In a discussion paper released recently, their analysis of the data shows that both stock market and housing wealth have a significant effect on Australian consumption. 

They estimate that a “permanent” increase in household stock market wealth on a basis of A$1 increases annual consumption by six to nine cents in the long run while a “permanent” increase in housing wealth of the same amount and period would raise consumption by around three cents. 

“However, given that household’s housing assets are more than three times as large as stock market assets, our estimates imply that 1% increase in housing wealth has an effect that is at least as large as that of 1% increase in stock market wealth,” they say. 

They give six reasons for this “lumpy asset” to turn into cash just as easily as shares are. 

First, easy access to home loans these days is likely to have increased the liquidity of housing assets judging from the number of home sales. 

Second, housing represents both an asset and a consumption item. When the price of a house increases, wealth would also increase. But so, too, would the cost of housing services. 

Third, consumers of all classes tend to own homes while higher-income groups are thought to concentrate on the stock market. Therefore, changes in housing wealth might have a larger impact on consumption than changes in stock market wealth. 

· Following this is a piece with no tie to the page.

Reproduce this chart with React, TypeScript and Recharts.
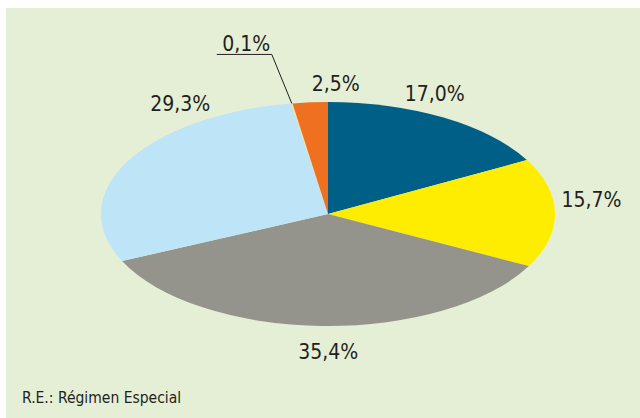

Fourth, the difference in perception among consumers of what assets are likely to be permanent or temporary or uncertain due to past experiences of sudden price reversals. 

Fifth, consumers may not find it easy to accurately measure wealth because houses are less often traded than shares. On the other hand, consumers may not be aware of the exact value of their indirect share holdings, such as pension or superannuation funds, until they are close to retirement age. 

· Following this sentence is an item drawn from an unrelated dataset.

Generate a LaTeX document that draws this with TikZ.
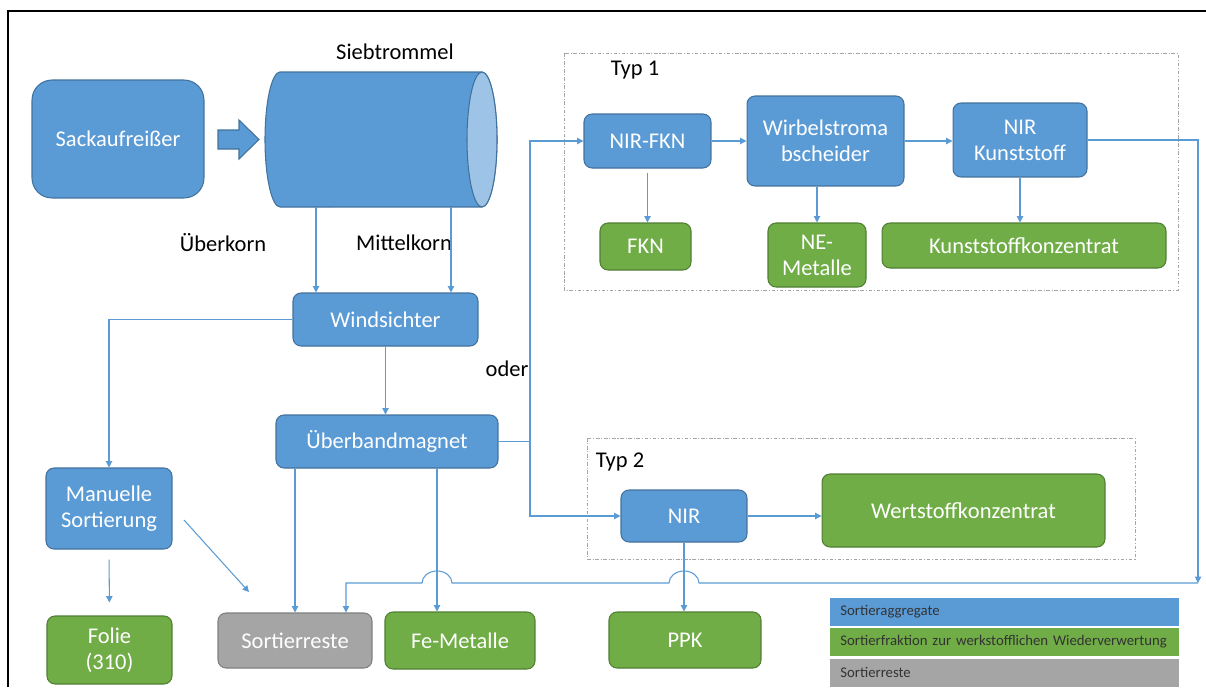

Finally, some consumers attach certain psychological factors to home ownership because it provides a visible sign of status while others use “mental accounts” and earmark certain assets as more appropriate for current expenditure. 

The two researchers also take into account that housing wealth should be measured net of housing debt, which is between 60% and 80% of all household debt in Australia. 

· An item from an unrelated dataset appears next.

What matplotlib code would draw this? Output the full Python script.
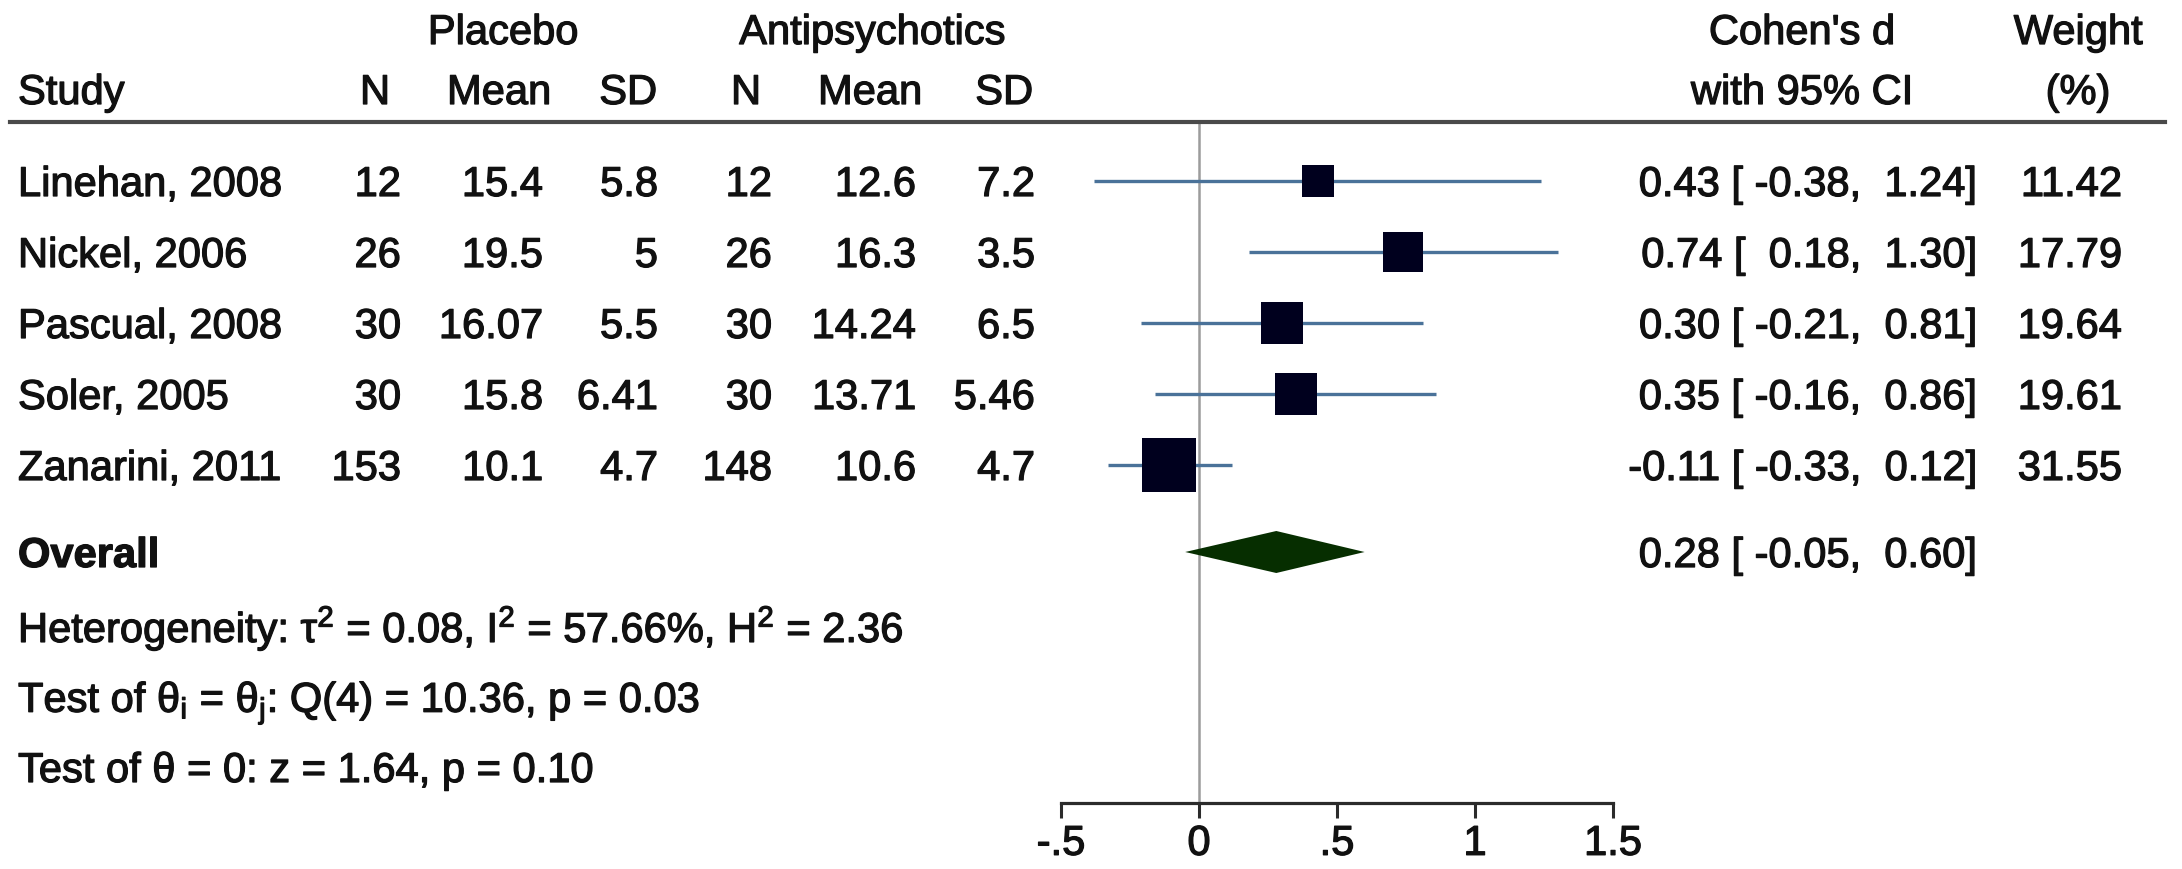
import numpy as np
import matplotlib.pyplot as plt
import matplotlib.transforms as mtransforms
import matplotlib.patheffects as pe
from matplotlib.patches import Polygon

plt.rcParams['font.family'] = ['Liberation Sans', 'DejaVu Sans']
plt.rcParams['mathtext.fontset'] = 'custom'
plt.rcParams['mathtext.rm'] = 'Liberation Sans'
plt.rcParams['mathtext.it'] = 'Liberation Sans:italic'
plt.rcParams['mathtext.bf'] = 'Liberation Sans:bold'

# data
studies = ["Linehan, 2008", "Nickel, 2006", "Pascual, 2008", "Soler, 2005", "Zanarini, 2011"]
plac_n = ["12", "26", "30", "30", "153"]
plac_mean = ["15.4", "19.5", "16.07", "15.8", "10.1"]
plac_sd = ["5.8", "5", "5.5", "6.41", "4.7"]
anti_n = ["12", "26", "30", "30", "148"]
anti_mean = ["12.6", "16.3", "14.24", "13.71", "10.6"]
anti_sd = ["7.2", "3.5", "6.5", "5.46", "4.7"]
cohen_d = [0.43, 0.74, 0.30, 0.35, -0.11]
ci_low = [-0.38, 0.18, -0.21, -0.16, -0.33]
ci_high = [1.24, 1.30, 0.81, 0.86, 0.12]
weights = [11.42, 17.79, 19.64, 19.61, 31.55]
overall = (0.28, -0.05, 0.60)
het_text = r"Heterogeneity: τ$^\mathrm{2}$ = 0.08, I$^\mathrm{2}$ = 57.66%, H$^\mathrm{2}$ = 2.36"
test1_text = r"Test of θ$_\mathrm{i}$ = θ$_\mathrm{j}$: Q(4) = 10.36, p = 0.03"
test2_text = "Test of θ = 0: z = 1.64, p = 0.10"
xticks = [-0.5, 0, 0.5, 1, 1.5]
xticklabels = ["-.5", "0", ".5", "1", "1.5"]

W, H = 2182, 869
fig = plt.figure(figsize=(W / 100, H / 100), dpi=100)
thick = [pe.withStroke(linewidth=0.9, foreground='#111111')]

# forest panel, row units on y (row 0 = first study)
row_px = 71.0
row0_px = 181.0
top_px, bot_px = 122.0, 803.0
left_px, right_px = 1061.0, 1613.0
ax = fig.add_axes([left_px / W, 1 - bot_px / H, (right_px - left_px) / W, (bot_px - top_px) / H])
ax.set_xlim(-0.5, 1.5)
ax.set_ylim((bot_px - row0_px) / row_px, (top_px - row0_px) / row_px)
ax.patch.set_visible(False)
for s in ['top', 'right', 'left']:
    ax.spines[s].set_visible(False)
ax.spines['bottom'].set_linewidth(2.3)
ax.spines['bottom'].set_color('#2b2b2b')
ax.set_yticks([])
ax.set_xticks(xticks)
ax.set_xticklabels(xticklabels, fontsize=30)
for t in ax.get_xticklabels():
    t.set_path_effects(thick)
ax.tick_params(axis='x', length=11, width=2.2, color='#2b2b2b', pad=4, labelcolor='#111111')

def ypos(p):
    return (p - row0_px) / row_px

rows = np.arange(len(studies))
overall_y = ypos(552)

ax.axvline(0, color='#9c9c9c', lw=1.8, zorder=1)
ax.hlines(rows, ci_low, ci_high, color='#4a7299', lw=2.4, zorder=2)
for i in rows:
    ax.plot(cohen_d[i], i, 's', color='#00001e', mec='#00001e', mew=0,
            ms=6.9 * np.sqrt(weights[i]), zorder=3)
dh = 21 / row_px
ax.add_patch(Polygon([[overall[1], overall_y], [overall[0], overall_y - dh],
                      [overall[2], overall_y], [overall[0], overall_y + dh]],
                     closed=True, color='#062e00', lw=0, zorder=3))

# text columns
tr = mtransforms.blended_transform_factory(fig.transFigure, ax.transData)
off = mtransforms.ScaledTranslation(0, -0.15, fig.dpi_scale_trans)
trb = tr + off
fs = 30

def put(xpx, y, s, ha='left', **kw):
    ax.text(xpx / W, y, s, ha=ha, va='baseline', fontsize=fs, transform=trb,
            color='#111111', path_effects=thick, **kw)

y_grp = ypos(29)
y_hdr = ypos(89)
put(503, y_grp, "Placebo", ha='center')
put(872, y_grp, "Antipsychotics", ha='center')
put(1802, y_grp, "Cohen's d", ha='center')
put(1802, y_hdr, "with 95% CI", ha='center')
put(2078, y_grp, "Weight", ha='center')
put(2078, y_hdr, "(%)", ha='center')
put(18, y_hdr, "Study")
for xpx, lab in [(390, "N"), (551, "Mean"), (657, "SD"), (761, "N"), (922, "Mean"), (1033, "SD")]:
    put(xpx, y_hdr, lab, ha='right')

cols = [(401, plac_n), (543, plac_mean), (658, plac_sd),
        (772, anti_n), (916, anti_mean), (1035, anti_sd)]
for i in rows:
    put(18, i, studies[i])
    for xpx, vals in cols:
        put(xpx, i, vals[i], ha='right')
    put(1977, i, f"{cohen_d[i]:.2f} [{ci_low[i]:6.2f}, {ci_high[i]:5.2f}]", ha='right')
    put(2122, i, f"{weights[i]:.2f}", ha='right')

put(18, overall_y, "Overall", fontweight='bold')
put(1977, overall_y, f"{overall[0]:.2f} [{overall[1]:6.2f}, {overall[2]:5.2f}]", ha='right')
put(18, ypos(627), het_text)
put(18, ypos(697), test1_text)
put(18, ypos(767), test2_text)

# header separator
fig.add_artist(plt.Line2D([10 / W, 2165 / W], [1 - 122 / H, 1 - 122 / H],
                          color='#4a4a4a', lw=3.0))

fig.savefig("out.png", dpi=100)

Stock market wealth, however, is usually hard to measure due to the lack of information on how much, if any, is the personal debt used to finance the purchase of shares. 

Yet the coefficient on housing wealth is often found to be insignificant. Why is the effect of housing wealth so elusive? 

This consideration is important because the explanation of Dvornak and Kohler can be applied in any country. 

One possible reason, they believe, is there is a “high degree of correlation” between aggregate housing wealth and stock market wealth that not only make it difficult to disentangle the two effects but can also cause the housing wealth to appear insignificant. 

Because the housing market in each state is geographically distinct, “each will be affected by regional shocks in addition to national macro-economic shocks.” 

They add: “Thus the profile of housing wealth over time should differ from state to state. In contrast, stock markets are highly integrated across states so we would expect similar trends in the valuation of equity market profiles throughout the country.” 

Dvornak and Kohler believe that the stock market effect is higher than the housing effect, especially in the long-term stocks. 

And they find that the stock market wealth increases consumption by about six to nine cents in the dollar compared with three cents in the dollar from the housing wealth. This is even truer when compared over a 10-year period. 

However, they conclude that both the housing and stock market wealth are significant determinants of consumption in Australia. 

“In most cases, the marginal property to consume out of stock market wealth is estimated to be larger than that of housing wealth,” they declare.